DIRECTIVE. Pictures are not part of the copy. Retype the lines from the first one through the line that contains "const refY = [0, 50];".
[START OF EXTRACTED INFORMATION]
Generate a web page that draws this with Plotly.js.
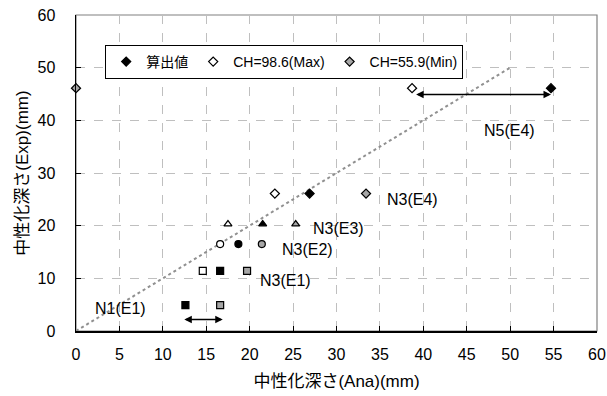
<!DOCTYPE html>
<html><head><meta charset="utf-8">
<script src="https://cdn.plot.ly/plotly-3.0.1.min.js"></script>
<style>html,body{margin:0;padding:0;background:#fff}#c{width:607px;height:396px}</style>
</head><body><div id="c"></div>
<script>
const groups = ['N5(E4)','N3(E4)','N3(E3)','N3(E2)','N3(E1)','N1(E1)'];
const seriesNames = ['算出値','CH=98.6(Max)','CH=55.9(Min)'];
const calcX = [54.7, 26.9, 21.5, 18.7, 16.6, 12.6];
const calcY = [46.1, 26.1, 20.3, 16.5, 11.4, 4.9];
const maxX  = [38.7, 22.9, 17.5, 16.6, 14.6, null];
const maxY  = [46.1, 26.1, 20.3, 16.5, 11.4, null];
const minX  = [0, 33.4, 25.3, 21.4, 19.7, 16.6];
const minY  = [46.1, 26.1, 20.3, 16.5, 11.4, 4.9];
const refX = [0, 50];
const refY = [0, 50];

const groupSymbol = ['diamond','diamond','triangle-up','circle','square','square'];
const fills = ['#000000','#ffffff','#a6a6a6'];
const font = "Arial, 'Liberation Sans', 'Noto Sans CJK JP', sans-serif";

function mk(i, xs, ys) {
  return {
    type:'scatter', mode:'markers', name: seriesNames[i],
    x: xs, y: ys, cliponaxis:false,
    marker:{symbol: groupSymbol, size: 7, color: fills[i], line:{color:'#000', width:1.2}}
  };
}
const traces = [
  {type:'scatter', mode:'lines', x: refX, y: refY, showlegend:false, hoverinfo:'skip',
   line:{color:'#909090', width:2, dash:'dot'}},
  mk(0, calcX, calcY), mk(1, maxX, maxY), mk(2, minX, minY)
];

const labelPos = [[49.9,38.0],[38.8,24.9],[30.2,19.5],[26.7,15.4],[24.1,9.5],[5.1,4.2]];
const ann = groups.map((g,i)=>({x:labelPos[i][0], y:labelPos[i][1], xref:'x', yref:'y', text:g,
  showarrow:false, font:{size:16, color:'#000', family:font}}));
ann.push({x:54.7, y:44.9, ax:39.0, ay:44.9, xref:'x', yref:'y', axref:'x', ayref:'y', text:'',
  showarrow:true, arrowhead:2, arrowside:'end+start', arrowsize:1, arrowwidth:1.5, arrowcolor:'#000'});
ann.push({x:16.9, y:2.2, ax:12.3, ay:2.2, xref:'x', yref:'y', axref:'x', ayref:'y', text:'',
  showarrow:true, arrowhead:2, arrowside:'end+start', arrowsize:1, arrowwidth:1.5, arrowcolor:'#000'});

const layout = {
  width:607, height:396,
  margin:{l:76, r:10, t:15, b:65},
  paper_bgcolor:'#fff', plot_bgcolor:'#fff',
  font:{family:font, size:16, color:'#000'},
  showlegend:true,
  legend:{orientation:'h', x:0.056, y:0.905, xanchor:'left', yanchor:'top',
    bgcolor:'#fff', bordercolor:'#000', borderwidth:1, font:{size:14}, itemwidth:20,
    tracegroupgap:0},
  xaxis:{range:[0,60], dtick:5, tick0:0, showgrid:true, gridcolor:'#bfbfbf', griddash:'dash', gridwidth:1,
    zeroline:false, showline:true, linecolor:'#000', linewidth:1.5, ticks:'inside', ticklen:5, tickcolor:'#000',
    tickfont:{size:16}, ticklabelstandoff:8, title:{text:'中性化深さ(Ana)(mm)', font:{size:17}, standoff:13}},
  yaxis:{range:[0,60], dtick:10, tick0:0, showgrid:true, gridcolor:'#bfbfbf', griddash:'dash', gridwidth:1,
    zeroline:false, showline:true, linecolor:'#000', linewidth:1.5, ticks:'inside', ticklen:5, tickcolor:'#000',
    tickfont:{size:16}, ticklabelstandoff:16, title:{text:'中性化深さ(Exp)(mm)', font:{size:17}, standoff:4}},
  shapes:[{type:'rect', xref:'paper', yref:'paper', x0:0, x1:1, y0:0, y1:1, line:{color:'#808080', width:1.2}, layer:'below'}],
  annotations: ann
};
Plotly.newPlot('c', traces, layout, {displayModeBar:false, staticPlot:true});
</script></body></html>
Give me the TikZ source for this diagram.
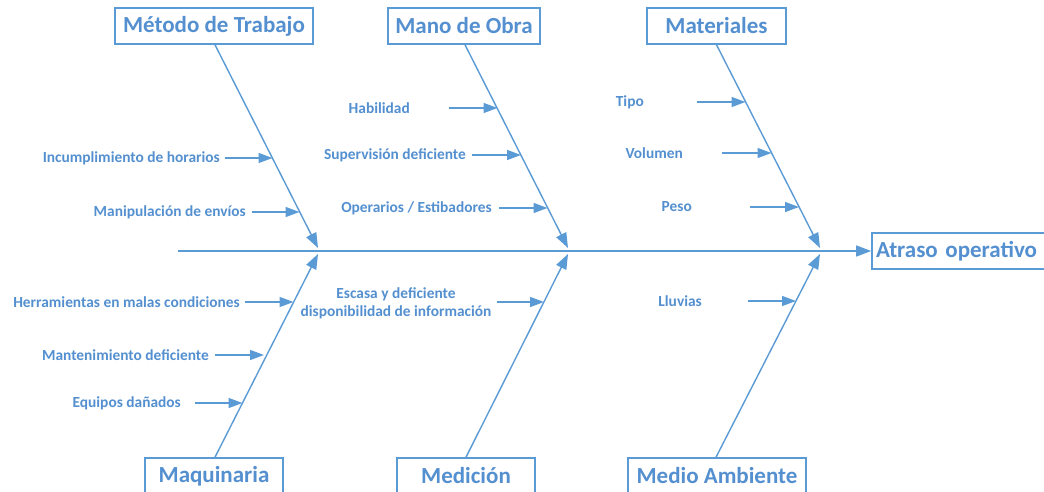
\documentclass[tikz,border=0pt]{standalone}
\usepackage{fontspec}
\setmainfont{Carlito}
\usetikzlibrary{arrows.meta}
\definecolor{fb}{HTML}{5B9BD5}
\definecolor{ft}{HTML}{5490D0}
\begin{document}
\begin{tikzpicture}[x=1pt,y=-1pt,
  catbox/.style={draw=fb,line width=1.6pt,fill=white,text=ft,font=\bfseries\fontsize{23}{27}\selectfont,minimum height=36pt,inner sep=0pt},
  lbl/.style={text=ft,font=\bfseries\fontsize{15.4}{18}\selectfont,inner sep=0pt,anchor=east},
  bone/.style={draw=fb,line width=1.4pt,-{Triangle[length=15pt,width=11pt]}},
  sub/.style={draw=fb,line width=1.4pt,-{Triangle[length=14pt,width=10pt]}}]
\clip (0,0) rectangle (1044,492);
\useasboundingbox (0,0) rectangle (1044,492);
\fill[white] (0,0) rectangle (1044,492);
% category boxes
\node[catbox,minimum width=198pt] (met) at (214,26) {Método de Trabajo};
\node[catbox,minimum width=152pt] (mo) at (464,26) {Mano de Obra};
\node[catbox,minimum width=139pt] (mat) at (716.5,26) {Materiales};
\node[catbox,minimum width=138pt] (maq) at (214,476) {Maquinaria};
\node[catbox,minimum width=138pt] (med) at (466,476) {Medición};
\node[catbox,minimum width=178pt] (ma) at (717,476) {Medio Ambiente};
\node[catbox,minimum width=174pt,text width=166pt,align=left,inner xsep=4pt] (at) at (959,251) {Atraso operativo};
% junctions
\coordinate (j1t) at (318,248);
\coordinate (j2t) at (568,248);
\coordinate (j3t) at (820,248);
\coordinate (j1b) at (318,254);
\coordinate (j2b) at (568,254);
\coordinate (j3b) at (820,254);
\coordinate (sp0) at (178,251);
% spine
\draw[bone] (sp0) -- (at.west);
% bones
\draw[bone] ([xshift=1pt]met.south) -- (j1t);
\draw[bone] ([xshift=1pt]mo.south) -- (j2t);
\draw[bone] (mat.south) -- (j3t);
\draw[bone] ([xshift=1pt]maq.north) -- (j1b);
\draw[bone] (med.north) -- (j2b);
\draw[bone] ([xshift=-1pt]ma.north) -- (j3b);
% labels
\node[lbl] (l1) at (220,158) {Incumplimiento de horarios};
\node[lbl] (l2) at (246,212) {Manipulación de envíos};
\node[lbl] (l3) at (410,108) {Habilidad};
\node[lbl] (l4) at (466,155) {Supervisión deficiente};
\node[lbl] (l5) at (492,208) {Operarios / Estibadores};
\node[lbl] (l6) at (644,102) {Tipo};
\node[lbl] (l7) at (683,153) {Volumen};
\node[lbl] (l8) at (692,207) {Peso};
\node[lbl] (l9) at (240,302) {Herramientas en malas condiciones};
\node[lbl] (l10) at (209,355) {Mantenimiento deficiente};
\node[lbl] (l11) at (181,403) {Equipos dañados};
\node[lbl,anchor=center,align=center,font=\bfseries\fontsize{15.4}{17.5}\selectfont] (l12) at (396,303.5) {Escasa y deficiente\\disponibilidad de información};
\node[lbl] (l13) at (702,301) {Lluvias};
% sub-arrow coordinates
\coordinate (s1) at (225,158); \coordinate (e1) at (272.5,158);
\coordinate (s2) at (252,212); \coordinate (e2) at (299.5,212);
\coordinate (s3) at (449,108); \coordinate (e3) at (497.5,108);
\coordinate (s4) at (472,155); \coordinate (e4) at (521,155);
\coordinate (s5) at (499,208); \coordinate (e5) at (547.5,208);
\coordinate (s6) at (697,102); \coordinate (e6) at (745.5,102);
\coordinate (s7) at (722,153); \coordinate (e7) at (771.5,153);
\coordinate (s8) at (750,207); \coordinate (e8) at (799,207);
\coordinate (s9) at (245,302); \coordinate (e9) at (293.5,302);
\coordinate (s10) at (215,355); \coordinate (e10) at (264,355);
\coordinate (s11) at (195,403); \coordinate (e11) at (242.5,403);
\coordinate (s12) at (497,302); \coordinate (e12) at (544,302);
\coordinate (s13) at (748,301); \coordinate (e13) at (796,301);
\foreach \i in {1,...,13}{\draw[sub] (s\i) -- (e\i);}
\end{tikzpicture}
\end{document}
[END OF EXTRACTED INFORMATION]
THE REPLY.
Generate a web page that draws this with Plotly.js.
<!DOCTYPE html>
<html><head><meta charset="utf-8">
<script src="https://cdn.plot.ly/plotly-3.0.1.min.js"></script>
<style>html,body{margin:0;padding:0;background:#fff}#c{width:607px;height:396px}</style>
</head><body><div id="c"></div>
<script>
const groups = ['N5(E4)','N3(E4)','N3(E3)','N3(E2)','N3(E1)','N1(E1)'];
const seriesNames = ['算出値','CH=98.6(Max)','CH=55.9(Min)'];
const calcX = [54.7, 26.9, 21.5, 18.7, 16.6, 12.6];
const calcY = [46.1, 26.1, 20.3, 16.5, 11.4, 4.9];
const maxX  = [38.7, 22.9, 17.5, 16.6, 14.6, null];
const maxY  = [46.1, 26.1, 20.3, 16.5, 11.4, null];
const minX  = [0, 33.4, 25.3, 21.4, 19.7, 16.6];
const minY  = [46.1, 26.1, 20.3, 16.5, 11.4, 4.9];
const refX = [0, 50];
const refY = [0, 50];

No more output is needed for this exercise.